> _INFORMATION PROVIDED_:
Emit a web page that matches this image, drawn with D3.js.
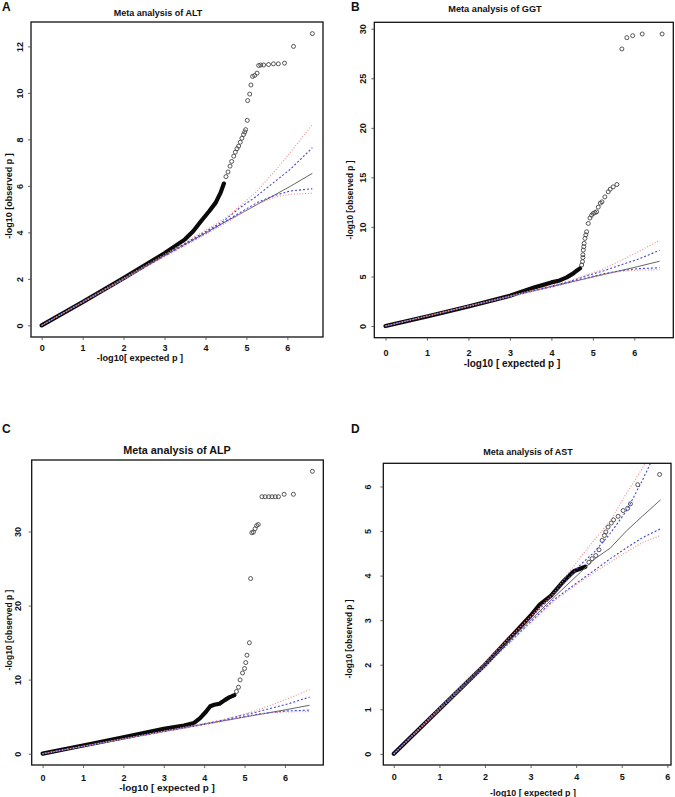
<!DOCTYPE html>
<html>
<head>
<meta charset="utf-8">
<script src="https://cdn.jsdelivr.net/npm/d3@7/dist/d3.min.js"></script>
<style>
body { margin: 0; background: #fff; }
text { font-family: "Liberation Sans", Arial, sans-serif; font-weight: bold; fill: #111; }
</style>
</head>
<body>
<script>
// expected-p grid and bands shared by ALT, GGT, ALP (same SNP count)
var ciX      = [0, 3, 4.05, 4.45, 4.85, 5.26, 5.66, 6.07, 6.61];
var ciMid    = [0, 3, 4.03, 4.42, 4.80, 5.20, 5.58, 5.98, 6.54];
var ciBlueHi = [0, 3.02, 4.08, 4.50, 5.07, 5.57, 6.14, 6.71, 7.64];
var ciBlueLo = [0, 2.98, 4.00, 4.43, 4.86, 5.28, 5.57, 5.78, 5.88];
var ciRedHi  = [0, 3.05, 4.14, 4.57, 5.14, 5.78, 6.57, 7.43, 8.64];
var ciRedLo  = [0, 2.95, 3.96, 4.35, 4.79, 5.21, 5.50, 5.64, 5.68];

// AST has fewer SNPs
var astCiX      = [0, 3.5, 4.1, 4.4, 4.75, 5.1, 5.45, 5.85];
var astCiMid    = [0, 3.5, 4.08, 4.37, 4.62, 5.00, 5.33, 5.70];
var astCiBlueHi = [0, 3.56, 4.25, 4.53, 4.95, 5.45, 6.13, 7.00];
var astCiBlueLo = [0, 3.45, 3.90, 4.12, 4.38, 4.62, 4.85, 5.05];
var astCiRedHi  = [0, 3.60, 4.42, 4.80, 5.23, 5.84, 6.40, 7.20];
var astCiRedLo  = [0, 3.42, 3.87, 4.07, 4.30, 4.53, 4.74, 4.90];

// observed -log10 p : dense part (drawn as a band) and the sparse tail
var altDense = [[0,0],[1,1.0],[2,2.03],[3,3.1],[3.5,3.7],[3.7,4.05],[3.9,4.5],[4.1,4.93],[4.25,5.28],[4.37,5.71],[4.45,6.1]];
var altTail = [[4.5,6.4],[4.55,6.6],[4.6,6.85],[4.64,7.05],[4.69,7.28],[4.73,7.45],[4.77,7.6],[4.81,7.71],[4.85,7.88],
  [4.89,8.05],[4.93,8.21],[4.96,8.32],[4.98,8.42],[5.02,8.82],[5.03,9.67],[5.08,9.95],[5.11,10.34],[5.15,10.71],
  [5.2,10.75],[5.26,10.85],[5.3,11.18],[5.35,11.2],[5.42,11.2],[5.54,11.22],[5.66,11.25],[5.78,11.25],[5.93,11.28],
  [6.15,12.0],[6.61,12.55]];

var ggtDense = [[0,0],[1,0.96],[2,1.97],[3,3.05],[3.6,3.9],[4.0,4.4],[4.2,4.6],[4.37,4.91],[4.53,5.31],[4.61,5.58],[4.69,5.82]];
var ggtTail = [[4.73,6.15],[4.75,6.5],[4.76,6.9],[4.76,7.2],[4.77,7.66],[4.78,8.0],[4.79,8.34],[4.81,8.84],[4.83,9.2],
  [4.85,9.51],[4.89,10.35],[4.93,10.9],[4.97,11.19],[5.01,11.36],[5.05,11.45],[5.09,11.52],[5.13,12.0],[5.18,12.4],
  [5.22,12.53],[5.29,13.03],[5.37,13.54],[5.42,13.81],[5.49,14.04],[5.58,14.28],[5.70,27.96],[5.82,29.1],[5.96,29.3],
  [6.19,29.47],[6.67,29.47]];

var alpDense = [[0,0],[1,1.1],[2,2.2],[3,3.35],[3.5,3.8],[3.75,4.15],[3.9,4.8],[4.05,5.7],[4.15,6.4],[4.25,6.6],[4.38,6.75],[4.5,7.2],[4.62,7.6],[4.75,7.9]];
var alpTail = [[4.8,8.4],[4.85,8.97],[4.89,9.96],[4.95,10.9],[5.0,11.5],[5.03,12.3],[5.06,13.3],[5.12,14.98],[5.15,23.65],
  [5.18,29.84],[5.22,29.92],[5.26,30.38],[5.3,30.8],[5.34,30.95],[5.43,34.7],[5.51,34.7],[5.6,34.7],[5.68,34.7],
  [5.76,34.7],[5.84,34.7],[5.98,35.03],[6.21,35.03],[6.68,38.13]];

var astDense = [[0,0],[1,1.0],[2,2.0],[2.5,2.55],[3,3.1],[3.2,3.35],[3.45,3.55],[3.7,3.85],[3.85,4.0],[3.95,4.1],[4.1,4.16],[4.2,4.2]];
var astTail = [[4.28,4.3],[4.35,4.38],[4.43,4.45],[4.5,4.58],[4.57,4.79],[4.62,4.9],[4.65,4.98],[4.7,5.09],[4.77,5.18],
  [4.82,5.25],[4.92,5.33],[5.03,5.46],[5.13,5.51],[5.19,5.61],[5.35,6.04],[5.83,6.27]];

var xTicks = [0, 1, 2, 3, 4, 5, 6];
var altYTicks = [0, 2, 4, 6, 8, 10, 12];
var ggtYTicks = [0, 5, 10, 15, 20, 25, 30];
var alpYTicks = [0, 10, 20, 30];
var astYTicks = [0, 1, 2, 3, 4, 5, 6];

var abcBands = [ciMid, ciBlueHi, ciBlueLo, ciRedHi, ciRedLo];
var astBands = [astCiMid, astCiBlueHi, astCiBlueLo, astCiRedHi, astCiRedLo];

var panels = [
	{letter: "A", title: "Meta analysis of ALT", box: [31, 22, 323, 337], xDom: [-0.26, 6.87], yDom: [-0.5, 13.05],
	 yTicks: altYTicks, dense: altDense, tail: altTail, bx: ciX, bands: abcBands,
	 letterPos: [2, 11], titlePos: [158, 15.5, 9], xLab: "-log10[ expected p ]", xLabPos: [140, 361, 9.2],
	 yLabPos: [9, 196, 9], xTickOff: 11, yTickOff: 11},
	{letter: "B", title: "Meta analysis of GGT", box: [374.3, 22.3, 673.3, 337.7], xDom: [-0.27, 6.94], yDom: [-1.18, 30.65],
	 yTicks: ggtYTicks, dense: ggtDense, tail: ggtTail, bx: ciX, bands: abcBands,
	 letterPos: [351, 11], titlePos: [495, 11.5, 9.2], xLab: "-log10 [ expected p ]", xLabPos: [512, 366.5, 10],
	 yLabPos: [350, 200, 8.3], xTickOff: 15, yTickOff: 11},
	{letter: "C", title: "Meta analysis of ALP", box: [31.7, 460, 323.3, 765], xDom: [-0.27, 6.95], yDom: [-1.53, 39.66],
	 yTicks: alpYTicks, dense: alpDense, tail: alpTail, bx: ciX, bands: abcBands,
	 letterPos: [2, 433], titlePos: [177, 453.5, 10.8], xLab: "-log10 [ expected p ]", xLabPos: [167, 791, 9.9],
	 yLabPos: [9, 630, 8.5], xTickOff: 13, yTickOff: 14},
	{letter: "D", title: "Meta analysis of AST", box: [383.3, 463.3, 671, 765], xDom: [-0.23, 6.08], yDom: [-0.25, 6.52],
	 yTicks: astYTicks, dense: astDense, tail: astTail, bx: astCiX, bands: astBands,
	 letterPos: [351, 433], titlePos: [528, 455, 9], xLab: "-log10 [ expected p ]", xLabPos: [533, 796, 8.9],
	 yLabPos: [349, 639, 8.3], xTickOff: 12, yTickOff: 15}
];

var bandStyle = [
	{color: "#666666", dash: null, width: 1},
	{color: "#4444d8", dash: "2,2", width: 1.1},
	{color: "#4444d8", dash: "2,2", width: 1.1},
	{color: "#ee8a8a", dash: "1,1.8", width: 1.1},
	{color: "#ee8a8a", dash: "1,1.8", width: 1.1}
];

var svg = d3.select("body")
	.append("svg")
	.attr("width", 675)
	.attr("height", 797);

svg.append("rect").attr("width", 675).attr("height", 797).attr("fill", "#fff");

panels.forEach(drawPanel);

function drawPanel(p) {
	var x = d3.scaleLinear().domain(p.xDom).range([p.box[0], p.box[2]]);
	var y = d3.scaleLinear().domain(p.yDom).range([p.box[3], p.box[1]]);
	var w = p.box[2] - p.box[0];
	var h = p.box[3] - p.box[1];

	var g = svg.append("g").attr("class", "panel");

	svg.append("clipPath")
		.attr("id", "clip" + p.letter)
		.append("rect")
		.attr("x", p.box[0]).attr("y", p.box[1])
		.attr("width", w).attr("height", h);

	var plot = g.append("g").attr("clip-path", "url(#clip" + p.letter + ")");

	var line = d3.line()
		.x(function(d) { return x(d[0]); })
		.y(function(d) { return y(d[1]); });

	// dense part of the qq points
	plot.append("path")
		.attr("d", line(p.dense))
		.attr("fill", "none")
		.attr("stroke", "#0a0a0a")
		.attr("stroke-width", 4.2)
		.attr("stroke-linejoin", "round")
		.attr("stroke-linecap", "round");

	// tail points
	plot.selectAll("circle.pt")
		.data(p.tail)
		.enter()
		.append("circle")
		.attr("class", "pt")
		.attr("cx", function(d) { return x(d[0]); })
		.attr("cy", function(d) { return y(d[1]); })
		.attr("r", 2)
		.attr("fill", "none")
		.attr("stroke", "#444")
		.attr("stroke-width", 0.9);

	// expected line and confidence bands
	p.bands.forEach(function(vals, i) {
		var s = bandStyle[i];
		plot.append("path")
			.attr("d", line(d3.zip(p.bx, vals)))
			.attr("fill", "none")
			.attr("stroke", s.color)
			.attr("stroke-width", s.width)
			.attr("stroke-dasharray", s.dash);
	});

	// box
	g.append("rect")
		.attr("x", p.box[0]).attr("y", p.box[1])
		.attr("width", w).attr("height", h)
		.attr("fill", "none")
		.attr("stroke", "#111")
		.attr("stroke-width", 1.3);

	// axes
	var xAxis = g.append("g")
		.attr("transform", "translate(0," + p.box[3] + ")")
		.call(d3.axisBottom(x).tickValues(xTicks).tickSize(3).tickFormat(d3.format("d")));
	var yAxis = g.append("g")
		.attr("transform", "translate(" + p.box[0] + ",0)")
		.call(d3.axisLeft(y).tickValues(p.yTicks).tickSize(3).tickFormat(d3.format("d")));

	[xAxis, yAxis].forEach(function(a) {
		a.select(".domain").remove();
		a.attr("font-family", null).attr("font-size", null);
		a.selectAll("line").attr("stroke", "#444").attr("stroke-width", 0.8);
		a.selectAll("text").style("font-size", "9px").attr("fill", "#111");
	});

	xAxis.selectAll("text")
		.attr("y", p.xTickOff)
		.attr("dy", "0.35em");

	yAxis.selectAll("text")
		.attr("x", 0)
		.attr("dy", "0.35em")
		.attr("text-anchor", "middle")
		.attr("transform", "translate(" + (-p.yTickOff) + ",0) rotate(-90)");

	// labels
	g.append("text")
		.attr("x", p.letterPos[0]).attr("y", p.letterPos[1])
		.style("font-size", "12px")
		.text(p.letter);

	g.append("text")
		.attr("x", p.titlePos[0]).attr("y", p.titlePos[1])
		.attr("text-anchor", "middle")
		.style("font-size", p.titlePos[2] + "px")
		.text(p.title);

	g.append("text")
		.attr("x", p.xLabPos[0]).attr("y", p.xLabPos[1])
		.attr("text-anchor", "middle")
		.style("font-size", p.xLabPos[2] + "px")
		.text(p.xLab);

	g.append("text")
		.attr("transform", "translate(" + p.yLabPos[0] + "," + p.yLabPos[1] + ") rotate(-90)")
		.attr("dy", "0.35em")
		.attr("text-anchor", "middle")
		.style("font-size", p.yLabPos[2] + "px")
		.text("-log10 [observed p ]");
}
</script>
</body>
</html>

> _PROBLEM_: Everything from the top line of the data down to and including the line with "[6.15,12.0],[6.61,12.55]];" is to be copied, except the pictures.

> _RESULT OF THE EXERCISE_:
Emit a web page that matches this image, drawn with D3.js.
<!DOCTYPE html>
<html>
<head>
<meta charset="utf-8">
<script src="https://cdn.jsdelivr.net/npm/d3@7/dist/d3.min.js"></script>
<style>
body { margin: 0; background: #fff; }
text { font-family: "Liberation Sans", Arial, sans-serif; font-weight: bold; fill: #111; }
</style>
</head>
<body>
<script>
// expected-p grid and bands shared by ALT, GGT, ALP (same SNP count)
var ciX      = [0, 3, 4.05, 4.45, 4.85, 5.26, 5.66, 6.07, 6.61];
var ciMid    = [0, 3, 4.03, 4.42, 4.80, 5.20, 5.58, 5.98, 6.54];
var ciBlueHi = [0, 3.02, 4.08, 4.50, 5.07, 5.57, 6.14, 6.71, 7.64];
var ciBlueLo = [0, 2.98, 4.00, 4.43, 4.86, 5.28, 5.57, 5.78, 5.88];
var ciRedHi  = [0, 3.05, 4.14, 4.57, 5.14, 5.78, 6.57, 7.43, 8.64];
var ciRedLo  = [0, 2.95, 3.96, 4.35, 4.79, 5.21, 5.50, 5.64, 5.68];

// AST has fewer SNPs
var astCiX      = [0, 3.5, 4.1, 4.4, 4.75, 5.1, 5.45, 5.85];
var astCiMid    = [0, 3.5, 4.08, 4.37, 4.62, 5.00, 5.33, 5.70];
var astCiBlueHi = [0, 3.56, 4.25, 4.53, 4.95, 5.45, 6.13, 7.00];
var astCiBlueLo = [0, 3.45, 3.90, 4.12, 4.38, 4.62, 4.85, 5.05];
var astCiRedHi  = [0, 3.60, 4.42, 4.80, 5.23, 5.84, 6.40, 7.20];
var astCiRedLo  = [0, 3.42, 3.87, 4.07, 4.30, 4.53, 4.74, 4.90];

// observed -log10 p : dense part (drawn as a band) and the sparse tail
var altDense = [[0,0],[1,1.0],[2,2.03],[3,3.1],[3.5,3.7],[3.7,4.05],[3.9,4.5],[4.1,4.93],[4.25,5.28],[4.37,5.71],[4.45,6.1]];
var altTail = [[4.5,6.4],[4.55,6.6],[4.6,6.85],[4.64,7.05],[4.69,7.28],[4.73,7.45],[4.77,7.6],[4.81,7.71],[4.85,7.88],
  [4.89,8.05],[4.93,8.21],[4.96,8.32],[4.98,8.42],[5.02,8.82],[5.03,9.67],[5.08,9.95],[5.11,10.34],[5.15,10.71],
  [5.2,10.75],[5.26,10.85],[5.3,11.18],[5.35,11.2],[5.42,11.2],[5.54,11.22],[5.66,11.25],[5.78,11.25],[5.93,11.28],
  [6.15,12.0],[6.61,12.55]];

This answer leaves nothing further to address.